Bank of America (NYSE:BAC)

Loss in 2011 – 61%

3 reasons BAC is undervalued at $5 a share:

1. Bank of America is significantly under analysts’ price targets. The mean analyst target on BAC is $10 and Credit Suisse has a price target of $13.

2. BAC is selling at the very bottom of its five year valuation range based on P/S and P/CF.

3. A whole lot of bad news is priced into the stock at ¼ of book value and just over 5 times forward PE.

Hewlett-Packard (NYSE:HPQ)

Loss in 2011 – 40%

4 reasons HPQ appears undervalued at $25:

1. HPQ is selling at the very bottom of its five year valuation range based on P/E, P/S, P/B and P/CF.

2. The company has new management. One would think that at less 6 times forward PE the bad news over the last year is fully priced into the stock.

3. HPQ is too cheap at 4 times operating cash flow and .4 times trailing annual revenues. It also has an A rated balance sheet and pays a 1.9% dividend yield.

4. The mean analysts’ price target is $31 on Hewlett-Packard.

JPMorgan (NYSE:JPM)

Loss in 2011 – 33%

4 reasons JPM is a bargain for long term investors at $28.50 a share:

1. JPM has the best management of any major bank and pays a solid 3.5% dividend yield.

2. JP Morgan has beat earnings estimates for 12 straight quarters, and its average beat over consensus over the last four quarters has been north of 10%.

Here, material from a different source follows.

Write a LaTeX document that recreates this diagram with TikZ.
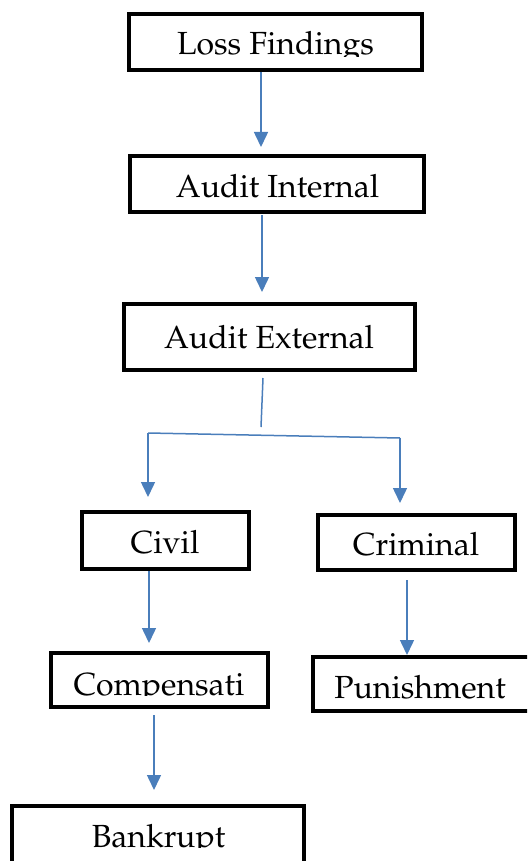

3. JPM is selling at less than 6 times forward earnings-- an over 50% discount to its five year average.

4. JP Morgan is selling under analysts’ price targets. S&P has a price target of $40 on JPM and Credit Suisse is all the way up at $58.


General Electric (NYSE:GE)

Loss in 2011 – 20%

4 reasons GE is a solid buy at under $15:

1. GE has long term technical support at this level (See Chart).

2. Another floor under the stock is its 4.1% dividend yield.

3. GE is just too cheap at under 5 times operating cash flow, a five year projected of .82 and 9.4 times forward earnings.

4. The mean analysts’ price target is $21 on GE and Credit Suisse has an outperform rating and a $22 price target on General Electric.